Re: Extract numeric filed in JSONB more effectively

From: Chapman Flack <chap(at)anastigmatix(dot)net>
To: Andy Fan <zhihui(dot)fan1213(at)gmail(dot)com>
Cc: jian he <jian(dot)universality(at)gmail(dot)com>, Pavel Stehule <pavel(dot)stehule(at)gmail(dot)com>, Tom Lane <tgl(at)sss(dot)pgh(dot)pa(dot)us>, pgsql-hackers <pgsql-hackers(at)postgresql(dot)org>
Subject: Re: Extract numeric filed in JSONB more effectively
Date: 2023-08-30 13:47:53
Message-ID: f6185e3b75c85794e312e46fe6a74837@anastigmatix.net
Views: Raw Message | Whole Thread | Download mbox | Resend email
Thread:
Lists: pgsql-hackers

On 2023-08-30 00:47, Andy Fan wrote:
> see what it is. Suppose the original query is:
>
> numeric(jsonb_object_field(v_jsonb, text)) -> numeric.
> ...
> However the declared type of jsonb_object_field_type is:
>
> jsonb_object_field_type(internal, jsonb, text) -> internal.
>
> So the situation is: b). We return a NUMERIC type which matches
> the original query ...
> case b) shouldn't be treat as an issue.
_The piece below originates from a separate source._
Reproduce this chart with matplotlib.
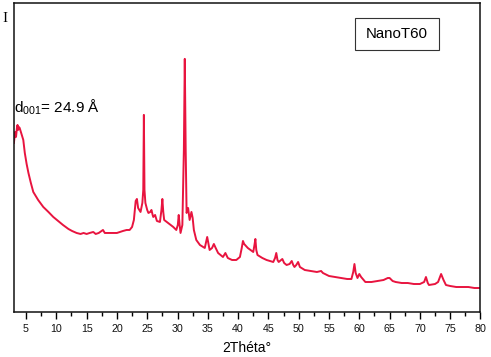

*We* may know we are returning a NUMERIC type which matches the
original query, but nothing else knows that. Anything that
examined the complete tree after our rewriting would see some
expression that wants a numeric type, but supplied with a
subexpression that returns internal. Without a relabel node
there to promise that we know this internal is really numeric,
any type checker would reject the tree.

The fact that it even works at all without a relabel node there
seems to indicate that all of PostgreSQL's type checking was
done before calling the support function, and that there is not
much sanity checking of what the support function returns,
which I guess is efficient, if a little scary. Seems like
writing a support function is a bit like trapeze performing
without a net.

> So your new method is:
> 1. jsonb_{op}_start() -> internal (internal actually JsonbValue).
> 2. jsonb_finish_{type}(internal, ..) -> type. (internal is JsonbValue
> ).
>
> This avoids the case a) at the very beginning. I'd like to provides
> patches for both solutions for comparison.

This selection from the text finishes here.